◆ Source data
┄┄┄┄┄┄┄┄┄┄
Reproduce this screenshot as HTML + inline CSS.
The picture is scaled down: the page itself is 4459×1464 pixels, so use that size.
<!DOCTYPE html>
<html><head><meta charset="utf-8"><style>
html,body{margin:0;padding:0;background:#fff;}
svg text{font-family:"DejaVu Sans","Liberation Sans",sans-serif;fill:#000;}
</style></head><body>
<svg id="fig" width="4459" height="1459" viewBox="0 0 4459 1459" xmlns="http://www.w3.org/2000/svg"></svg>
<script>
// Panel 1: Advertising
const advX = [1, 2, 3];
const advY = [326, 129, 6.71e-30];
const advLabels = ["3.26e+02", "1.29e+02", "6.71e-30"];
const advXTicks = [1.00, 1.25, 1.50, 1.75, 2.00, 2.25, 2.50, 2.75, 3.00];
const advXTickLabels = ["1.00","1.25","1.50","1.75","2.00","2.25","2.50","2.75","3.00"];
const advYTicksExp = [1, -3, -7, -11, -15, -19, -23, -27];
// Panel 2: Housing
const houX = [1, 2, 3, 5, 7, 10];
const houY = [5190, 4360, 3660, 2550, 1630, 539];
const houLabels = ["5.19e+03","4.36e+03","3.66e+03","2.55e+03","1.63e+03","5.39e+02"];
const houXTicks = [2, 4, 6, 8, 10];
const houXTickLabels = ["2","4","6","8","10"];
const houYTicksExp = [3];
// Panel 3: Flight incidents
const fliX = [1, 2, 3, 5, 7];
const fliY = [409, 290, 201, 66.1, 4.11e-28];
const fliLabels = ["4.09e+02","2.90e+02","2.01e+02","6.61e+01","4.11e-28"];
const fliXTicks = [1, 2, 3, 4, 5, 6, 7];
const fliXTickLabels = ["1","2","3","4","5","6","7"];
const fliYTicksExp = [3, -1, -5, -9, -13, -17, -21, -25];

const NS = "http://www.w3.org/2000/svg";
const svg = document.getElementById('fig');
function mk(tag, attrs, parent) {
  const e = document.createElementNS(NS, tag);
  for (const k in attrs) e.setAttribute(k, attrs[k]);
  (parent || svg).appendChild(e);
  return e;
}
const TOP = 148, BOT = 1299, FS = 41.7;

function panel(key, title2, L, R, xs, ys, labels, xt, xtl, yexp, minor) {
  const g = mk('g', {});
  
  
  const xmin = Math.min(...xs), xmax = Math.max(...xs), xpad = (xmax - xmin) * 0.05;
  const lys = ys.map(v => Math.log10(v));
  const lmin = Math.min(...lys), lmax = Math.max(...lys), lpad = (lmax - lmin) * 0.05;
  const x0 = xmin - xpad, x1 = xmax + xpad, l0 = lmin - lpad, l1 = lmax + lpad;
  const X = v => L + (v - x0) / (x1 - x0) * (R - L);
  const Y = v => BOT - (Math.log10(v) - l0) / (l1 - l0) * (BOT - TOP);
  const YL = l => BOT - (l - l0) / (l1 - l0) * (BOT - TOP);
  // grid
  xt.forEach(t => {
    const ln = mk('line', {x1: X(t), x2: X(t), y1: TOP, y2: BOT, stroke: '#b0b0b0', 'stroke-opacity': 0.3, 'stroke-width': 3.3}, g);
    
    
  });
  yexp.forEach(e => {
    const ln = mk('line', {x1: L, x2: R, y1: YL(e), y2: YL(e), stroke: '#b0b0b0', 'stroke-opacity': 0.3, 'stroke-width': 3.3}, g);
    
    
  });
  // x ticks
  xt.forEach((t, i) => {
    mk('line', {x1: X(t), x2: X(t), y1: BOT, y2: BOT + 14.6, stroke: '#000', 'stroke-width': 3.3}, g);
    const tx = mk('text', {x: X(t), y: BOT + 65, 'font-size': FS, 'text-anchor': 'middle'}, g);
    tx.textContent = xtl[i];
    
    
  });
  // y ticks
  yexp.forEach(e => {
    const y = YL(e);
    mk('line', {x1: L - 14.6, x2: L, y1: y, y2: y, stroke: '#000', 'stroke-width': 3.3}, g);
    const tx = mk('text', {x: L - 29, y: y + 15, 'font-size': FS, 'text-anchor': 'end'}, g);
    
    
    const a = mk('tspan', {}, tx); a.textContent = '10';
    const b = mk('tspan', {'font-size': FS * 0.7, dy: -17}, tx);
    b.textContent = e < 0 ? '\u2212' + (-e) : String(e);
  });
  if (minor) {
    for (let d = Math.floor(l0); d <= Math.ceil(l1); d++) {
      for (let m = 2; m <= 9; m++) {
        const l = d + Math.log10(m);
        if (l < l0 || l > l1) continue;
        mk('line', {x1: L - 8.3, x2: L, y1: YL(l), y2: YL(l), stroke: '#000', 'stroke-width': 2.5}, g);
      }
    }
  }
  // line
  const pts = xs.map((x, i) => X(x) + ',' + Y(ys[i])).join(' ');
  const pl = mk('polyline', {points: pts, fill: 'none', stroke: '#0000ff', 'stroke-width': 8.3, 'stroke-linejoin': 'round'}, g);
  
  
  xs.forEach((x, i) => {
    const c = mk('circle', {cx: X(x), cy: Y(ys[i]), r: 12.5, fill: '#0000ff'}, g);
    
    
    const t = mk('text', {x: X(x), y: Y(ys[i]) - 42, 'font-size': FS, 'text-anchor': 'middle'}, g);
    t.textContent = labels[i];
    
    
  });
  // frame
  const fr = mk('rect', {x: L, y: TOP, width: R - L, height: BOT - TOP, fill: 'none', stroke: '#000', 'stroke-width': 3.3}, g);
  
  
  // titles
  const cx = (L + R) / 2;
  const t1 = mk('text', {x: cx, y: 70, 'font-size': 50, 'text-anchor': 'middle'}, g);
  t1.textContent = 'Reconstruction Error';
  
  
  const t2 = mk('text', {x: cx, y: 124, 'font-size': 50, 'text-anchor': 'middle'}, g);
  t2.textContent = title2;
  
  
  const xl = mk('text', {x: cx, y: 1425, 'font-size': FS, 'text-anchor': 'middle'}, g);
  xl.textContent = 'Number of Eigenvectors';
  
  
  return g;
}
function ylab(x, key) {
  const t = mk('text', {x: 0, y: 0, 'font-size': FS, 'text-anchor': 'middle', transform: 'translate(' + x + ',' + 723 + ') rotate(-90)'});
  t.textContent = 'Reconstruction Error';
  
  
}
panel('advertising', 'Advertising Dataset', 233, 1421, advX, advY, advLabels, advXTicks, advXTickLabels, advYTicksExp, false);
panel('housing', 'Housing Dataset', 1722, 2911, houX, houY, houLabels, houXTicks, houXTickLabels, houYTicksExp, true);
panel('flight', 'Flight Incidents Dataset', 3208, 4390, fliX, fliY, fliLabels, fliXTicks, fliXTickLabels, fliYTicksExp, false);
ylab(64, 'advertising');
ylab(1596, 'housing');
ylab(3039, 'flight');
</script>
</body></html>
┄┄┄┄┄┄┄┄┄┄
◆ Instructions for the task
Locate each line with the word "size" and copy it.

◆ Correct result
The picture is scaled down: the page itself is 4459×1464 pixels, so use that size.
    const tx = mk('text', {x: X(t), y: BOT + 65, 'font-size': FS, 'text-anchor': 'middle'}, g);
    const tx = mk('text', {x: L - 29, y: y + 15, 'font-size': FS, 'text-anchor': 'end'}, g);
    const b = mk('tspan', {'font-size': FS * 0.7, dy: -17}, tx);
    const t = mk('text', {x: X(x), y: Y(ys[i]) - 42, 'font-size': FS, 'text-anchor': 'middle'}, g);
  const t1 = mk('text', {x: cx, y: 70, 'font-size': 50, 'text-anchor': 'middle'}, g);
  const t2 = mk('text', {x: cx, y: 124, 'font-size': 50, 'text-anchor': 'middle'}, g);
  const xl = mk('text', {x: cx, y: 1425, 'font-size': FS, 'text-anchor': 'middle'}, g);
  const t = mk('text', {x: 0, y: 0, 'font-size': FS, 'text-anchor': 'middle', transform: 'translate(' + x + ',' + 723 + ') rotate(-90)'});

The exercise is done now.